Well, there’s that whole fighting spirit thing that Connors was famous for. . . But there again: Do you know anyone who thinks that Sharapova’s problem is that she’s too timid, too soft and friendly, or lacking in self-belief? What’s Connors going to do, encourage Sharapova to scream even louder, or clench her fist more frequently?
There is one thing, though, and it probably would be worth a king’s ransom if Sharapova could pull it off: It’s what Connors might do to help her beat one player. And I think you all know of whom I speak.
Perhaps Sharapova hired Connors thinking that both the shake-up it represented and the nature of her new coach might somehow give her that extra bit of confidence she needs to take down Serena, whose 14-2 advantage in their non-rivalry tends to take some of the shine off Sharapova’s accomplishments.
Sharapova may be hoping that Connors’ simmering hostility and high degree of self-regard will rub off on her, or that the sight of his face in the player box will instill her with that extra bit of determination or self-belief she needs to break the Williams hex. Or maybe she’s just hoping that the liaison will give Serena the jitters, or plant seeds of doubt. That would be worth the price she’s paying for Connors.

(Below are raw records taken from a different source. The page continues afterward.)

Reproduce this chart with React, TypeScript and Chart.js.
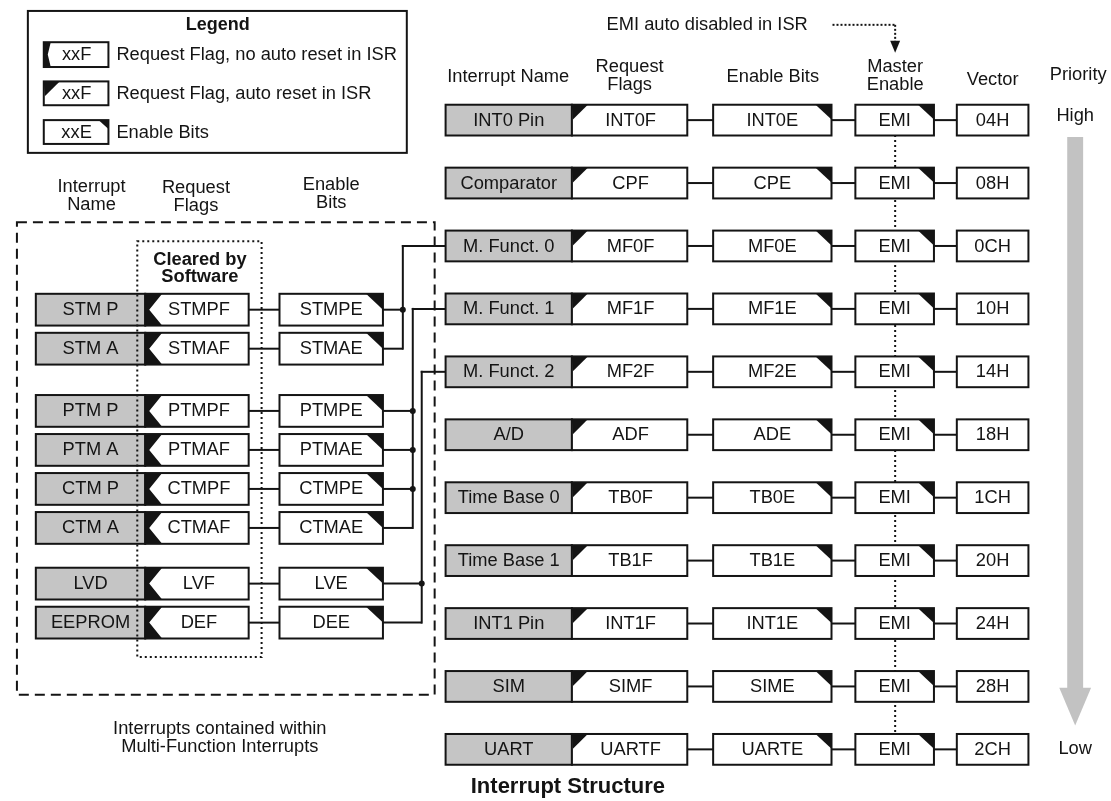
import React, { useEffect, useRef } from "react";
import { Chart, registerables } from "chart.js";

Chart.register(...registerables);

// ---------------- data ----------------
const mainNames = ["INT0 Pin", "Comparator", "M. Funct. 0", "M. Funct. 1", "M. Funct. 2", "A/D", "Time Base 0", "Time Base 1", "INT1 Pin", "SIM", "UART"];
const mainFlags = ["INT0F", "CPF", "MF0F", "MF1F", "MF2F", "ADF", "TB0F", "TB1F", "INT1F", "SIMF", "UARTF"];
const mainEnables = ["INT0E", "CPE", "MF0E", "MF1E", "MF2E", "ADE", "TB0E", "TB1E", "INT1E", "SIME", "UARTE"];
const masterLabel = "EMI";
const vectorLabels = ["04H", "08H", "0CH", "10H", "14H", "18H", "1CH", "20H", "24H", "28H", "2CH"];

const mfNames = ["STM P", "STM A", "PTM P", "PTM A", "CTM P", "CTM A", "LVD", "EEPROM"];
const mfFlags = ["STMPF", "STMAF", "PTMPF", "PTMAF", "CTMPF", "CTMAF", "LVF", "DEF"];
const mfEnables = ["STMPE", "STMAE", "PTMPE", "PTMAE", "CTMPE", "CTMAE", "LVE", "DEE"];
const mfTargets = ["M. Funct. 0", "M. Funct. 0", "M. Funct. 1", "M. Funct. 1", "M. Funct. 1", "M. Funct. 1", "M. Funct. 2", "M. Funct. 2"];

const rightHeaders = ["Interrupt Name", "Request\nFlags", "Enable Bits", "Master\nEnable", "Vector"];
const leftHeaders = ["Interrupt\nName", "Request\nFlags", "Enable\nBits"];
const legendTags = ["xxF", "xxF", "xxE"];
const legendTexts = ["Request Flag, no auto reset in ISR", "Request Flag, auto reset in ISR", "Enable Bits"];
const priorityLabels = ["Priority", "High", "Low"];
const titleText = "Interrupt Structure";
const legendTitle = "Legend";
const clearedText = "Cleared by\nSoftware";
const groupCaption = "Interrupts contained within\nMulti-Function Interrupts";
const emiNote = "EMI auto disabled in ISR";

// ---------------- layout ----------------
const FONT = '"Liberation Sans", Arial, Helvetica, sans-serif';
const FS = 18.3;
const ROW0 = 118;
const ROW_STEP = 63.4;
const ROW_H = 31;
const COL = { name: [445, 572], flag: [572, 688], en: [714, 833], emi: [857, 936], vec: [959, 1031] };
const SUB_COL = { name: [33, 143], flag: [143, 247], en: [278, 382] };
const SUB_GROUP_Y = [309, 411, 585];
const SUB_STEP = 39.3;
const SUB_H = 32;
const BUS_X = [402, 412, 421];
const INK = "#141414";
const GRAY = "#c5c5c5";

const rowY = (i: number) => ROW0 + ROW_STEP * i;

function subLayout() {
  const groups: string[] = [];
  const counts: Record<string, number> = {};
  return mfTargets.map((t) => {
    if (!groups.includes(t)) groups.push(t);
    const g = groups.indexOf(t);
    const k = counts[t] || 0;
    counts[t] = k + 1;
    return { g, y: SUB_GROUP_Y[g] + SUB_STEP * k, target: mainNames.indexOf(t) };
  });
}

function junctionPoints() {
  const sub = subLayout();
  const pts: { x: number; y: number }[] = [];
  const byGroup: Record<number, number[]> = {};
  sub.forEach((s) => {
    (byGroup[s.g] = byGroup[s.g] || []).push(s.y);
  });
  Object.keys(byGroup).forEach((gk) => {
    const g = Number(gk);
    const ys = byGroup[g];
    const ty = rowY(sub.find((s) => s.g === g)!.target);
    ys.forEach((y) => {
      const top = Math.min(ty, ys[0]);
      const bottom = Math.max(...ys);
      if (y > top + 1 && y < bottom - 1) pts.push({ x: BUS_X[g], y });
    });
  });
  return pts;
}

const diagramPlugin = {
  id: "diagram",
  beforeDatasetsDraw(chart: any) {
    const ctx: CanvasRenderingContext2D = chart.ctx;
    const xs = chart.scales.x;
    const ys = chart.scales.y;
    const X = (v: number) => xs.getPixelForValue(v);
    const Y = (v: number) => ys.getPixelForValue(v);

    const line = (x1: number, y1: number, x2: number, y2: number, w = 2, dash: number[] = []) => {
      ctx.save();
      ctx.strokeStyle = INK;
      ctx.lineWidth = w;
      ctx.setLineDash(dash);
      ctx.beginPath();
      ctx.moveTo(X(x1), Y(y1));
      ctx.lineTo(X(x2), Y(y2));
      ctx.stroke();
      ctx.restore();
    };
    const poly = (pts: number[][], fill: string) => {
      ctx.save();
      ctx.fillStyle = fill;
      ctx.beginPath();
      pts.forEach((p, i) => (i ? ctx.lineTo(X(p[0]), Y(p[1])) : ctx.moveTo(X(p[0]), Y(p[1]))));
      ctx.closePath();
      ctx.fill();
      ctx.restore();
    };
    const rect = (x1: number, y1: number, x2: number, y2: number, fill: string | null, w = 2, dash: number[] = []) => {
      ctx.save();
      if (fill) {
        ctx.fillStyle = fill;
        ctx.fillRect(X(x1), Y(y1), X(x2) - X(x1), Y(y2) - Y(y1));
      }
      if (w > 0) {
        ctx.strokeStyle = INK;
        ctx.lineWidth = w;
        ctx.setLineDash(dash);
        ctx.strokeRect(X(x1), Y(y1), X(x2) - X(x1), Y(y2) - Y(y1));
      }
      ctx.restore();
    };
    const text = (s: string, x: number, y: number, opts: { bold?: boolean; size?: number; align?: CanvasTextAlign; lh?: number } = {}) => {
      const size = opts.size || FS;
      const lh = opts.lh || size * 1.0;
      ctx.save();
      ctx.fillStyle = INK;
      ctx.font = `${opts.bold ? "bold " : ""}${size}px ${FONT}`;
      ctx.textAlign = opts.align || "center";
      ctx.textBaseline = "middle";
      const lines = s.split("\n");
      const y0 = y - ((lines.length - 1) * lh) / 2;
      lines.forEach((l, i) => ctx.fillText(l, X(x), Y(y0 + i * lh + 0.5)));
      ctx.restore();
    };
    // box shapes
    const flagAutoBox = (x1: number, x2: number, yc: number, h: number) => {
      const t = yc - h / 2, b = yc + h / 2;
      rect(x1, t, x2, b, "#ffffff");
      poly([[x1, t], [x1 + 16, t], [x1 + 1, t + 15]], INK);
    };
    const flagNoAutoBox = (x1: number, x2: number, yc: number, h: number, d = 17) => {
      const t = yc - h / 2, b = yc + h / 2;
      rect(x1, t, x2, b, "#ffffff");
      poly([[x1, t], [x1 + d, t], [x1 + 4, yc], [x1 + d, b], [x1, b]], INK);
    };
    const enableBox = (x1: number, x2: number, yc: number, h: number, d = 16) => {
      const t = yc - h / 2, b = yc + h / 2;
      rect(x1, t, x2, b, "#ffffff");
      poly([[x2 - d, t], [x2, t], [x2, t + d - 1]], INK);
    };

    // ---------- legend ----------
    rect(25, 8, 406, 151, "#ffffff");
    text(legendTitle, 216, 22, { bold: true, size: 18 });
    const legY = [52, 91, 130];
    flagNoAutoBox(41, 106, legY[0], 25, 7);
    flagAutoBox(41, 106, legY[1], 24);
    enableBox(41, 106, legY[2], 24, 10);
    legendTags.forEach((tg, i) => text(tg, 74, legY[i]));
    legendTexts.forEach((tx, i) => text(tx, 114, legY[i], { align: "left" }));

    // ---------- EMI note ----------
    text(emiNote, 708, 22);
    line(834, 22, 897, 22, 2, [2, 2]);
    line(897, 22, 897, 39, 2, [2, 2]);
    poly([[892, 38], [902, 38], [897, 50]], INK);

    // ---------- right headers ----------
    const hx = [508, 630, 774, 897, 995];
    const hy = [74, 73, 74, 73, 77];
    rightHeaders.forEach((h, i) => text(h, hx[i], hy[i], { lh: 18.5 }));
    text(priorityLabels[0], 1081, 72);
    text(priorityLabels[1], 1078, 113);
    text(priorityLabels[2], 1078, 751);

    // priority arrow
    ctx.save();
    ctx.fillStyle = "#c2c2c2";
    ctx.fillRect(X(1070), Y(135), X(1086) - X(1070), Y(691) - Y(135));
    ctx.restore();
    poly([[1062, 690], [1094, 690], [1078, 728]], "#c2c2c2");

    // EMI dotted column
    line(897, rowY(0), 897, rowY(mainNames.length - 1), 2, [2, 3]);

    // ---------- left group frames ----------
    rect(14, 221, 434, 697, null, 2, [10, 6]);
    const lhx = [89, 194, 330];
    const lhy = [194, 195, 192];
    leftHeaders.forEach((h, i) => text(h, lhx[i], lhy[i], { lh: 17.5 }));
    text(clearedText, 198, 267, { bold: true, lh: 17.5 });
    text(groupCaption, 218, 740, { lh: 17.5 });

    // ---------- connections (sub) ----------
    const sub = subLayout();
    const groupYs: Record<number, number[]> = {};
    sub.forEach((s) => (groupYs[s.g] = groupYs[s.g] || []).push(s.y));
    sub.forEach((s) => {
      line(SUB_COL.flag[1], s.y, SUB_COL.en[0], s.y);
      line(SUB_COL.en[1], s.y, BUS_X[s.g], s.y);
    });
    Object.keys(groupYs).forEach((gk) => {
      const g = Number(gk);
      const ysArr = groupYs[g];
      const ty = rowY(sub.find((s) => s.g === g)!.target);
      line(BUS_X[g], Math.min(ty, ysArr[0]) - 1, BUS_X[g], Math.max(...ysArr) + 1);
      line(BUS_X[g] - 1, ty, COL.name[0], ty);
    });

    // ---------- main rows ----------
    mainNames.forEach((n, i) => {
      const y = rowY(i);
      line(COL.flag[1], y, COL.en[0], y);
      line(COL.en[1], y, COL.emi[0], y);
      line(COL.emi[1], y, COL.vec[0], y);
      rect(COL.name[0], y - ROW_H / 2, COL.name[1], y + ROW_H / 2, GRAY);
      flagAutoBox(COL.flag[0], COL.flag[1], y, ROW_H);
      enableBox(COL.en[0], COL.en[1], y, ROW_H);
      enableBox(COL.emi[0], COL.emi[1], y, ROW_H);
      rect(COL.vec[0], y - ROW_H / 2, COL.vec[1], y + ROW_H / 2, "#ffffff");
      text(n, (COL.name[0] + COL.name[1]) / 2, y);
      text(mainFlags[i], (COL.flag[0] + COL.flag[1]) / 2 + 1, y);
      text(mainEnables[i], (COL.en[0] + COL.en[1]) / 2, y);
      text(masterLabel, (COL.emi[0] + COL.emi[1]) / 2, y);
      text(vectorLabels[i], (COL.vec[0] + COL.vec[1]) / 2, y);
    });

    // ---------- sub rows ----------
    sub.forEach((s, i) => {
      const y = s.y;
      rect(SUB_COL.name[0], y - SUB_H / 2, SUB_COL.name[1], y + SUB_H / 2, GRAY);
      flagNoAutoBox(SUB_COL.flag[0], SUB_COL.flag[1], y, SUB_H);
      enableBox(SUB_COL.en[0], SUB_COL.en[1], y, SUB_H, 17);
      text(mfNames[i], (SUB_COL.name[0] + SUB_COL.name[1]) / 2, y);
      text(mfFlags[i], (SUB_COL.flag[0] + SUB_COL.flag[1]) / 2 + 2, y);
      text(mfEnables[i], (SUB_COL.en[0] + SUB_COL.en[1]) / 2, y);
    });

    // dotted "cleared by software" frame on top
    rect(135, 240, 260, 659, null, 2, [2, 3]);

    // title
    text(titleText, 568, 789, { bold: true, size: 22 });
  },
};

export default function App() {
  const ref = useRef<HTMLCanvasElement | null>(null);
  useEffect(() => {
    if (!ref.current) return;
    const chart = new Chart(ref.current, {
      type: "scatter",
      data: {
        datasets: [
          {
            data: junctionPoints(),
            pointRadius: 3,
            pointHoverRadius: 3,
            pointBackgroundColor: INK,
            pointBorderWidth: 0,
            showLine: false,
          },
        ],
      },
      options: {
        animation: false,
        responsive: true,
        maintainAspectRatio: false,
        layout: { padding: 0 },
        events: [],
        plugins: { legend: { display: false }, tooltip: { enabled: false } },
        scales: {
          x: { type: "linear", min: 0, max: 1111, display: false },
          y: { type: "linear", min: 0, max: 801, reverse: true, display: false },
        },
      },
      plugins: [diagramPlugin],
    });
    return () => chart.destroy();
  }, []);
  return (
    <div style={{ position: "fixed", left: 0, top: 0, width: 1111, height: 801, background: "#ffffff" }}>
      <canvas ref={ref} />
    </div>
  );
}
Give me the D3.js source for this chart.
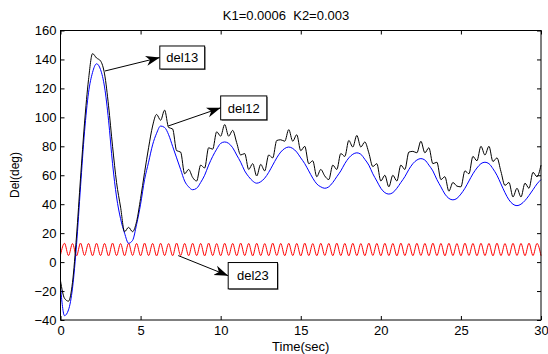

The funny thing is, if that comes to pass, it may be for reasons having a lot more to do with Williams’ age than anything Connors says, does, or represents. Serena will be quickly closing on 32 during the U.S. Open (Sharapova is just 26), and even she at some point must slow down. The one sure thing in this world is that Sharapova is quietly waiting, with a six-year advantage in age, to extract some payback from Williams. It will make Sharapova look much better in the history books.
In the end, this seems a dream gig for Connors, a match made in heaven, or perhaps in that other place.